Um bei den Kassen zu bleiben: Lauterbach klopft sich auch für sein GKV-Finanzstabilisierungsgesetz (GKV-FinStG) auf die Schulter: „Zu Beginn dieser Legislaturperiode wies die GKV eine Finanzierungslücke von 17 Milliarden Euro auf. Mit dem GKV-FinStG konnte dieses historisch hohe Defizit geschlossen und die finanzielle Stabilität der GKV gesichert werden“, schreibt der Minister. Dass seine diversen Reformen seitdem die GKV und die Beitragszahler mit milliardenschweren Belastungen konfrontieren, darauf kommt er nicht zu sprechen.

Auch sein Krankenhaus-Transparenz-Gesetz (KHTG) will der Minister als Erfolg verkaufen. Gleich nach Einführung seines Bundesklinikatlasses mehrten sich die Stimmen aus Politik und Verbänden, die vor veralteten und falschen Daten warnten und sofortige Korrekturen forderten. Sogar die Notfallversorgung war davon betroffen. Wenig überraschend wird der Atlas nicht viel verwendet.

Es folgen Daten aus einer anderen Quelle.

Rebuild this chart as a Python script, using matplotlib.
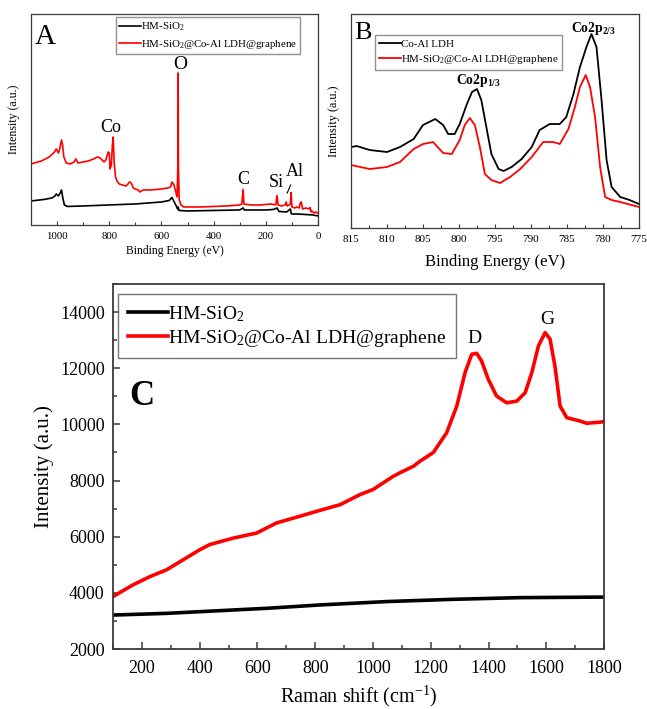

Auch das Arzneimittel-Lieferengpassbekämpfungs- und Versorgungsverbesserungsgesetz (Engpassgesetz, ALBVVG) listet er in seinem Brief. Die Realität sieht jedoch anders aus: Eine Auswertung des Zentralinstituts für die kassenärztliche Versorgung (Zi) zeigte kürzlich: Massive Lieferengpässe bleiben auch in diesem Jahr weiterhin ein Dauerthema. Lauterbachs Engpassgesetz konnte keine Abhilfe schaffen. Zu Jahresbeginn fehlten rund 460 Präparate.

Nun bleibt nur noch zu hoffen, dass seine Selbstbeweihräucherung als das gesehen wird, was sie ist, und dass Lauterbach auch bei einer Regierungsbeteiligung der SPD in der nächsten Legislatur nicht erneut ins Bundesgesundheitsministerium (BMG) einziehen wird.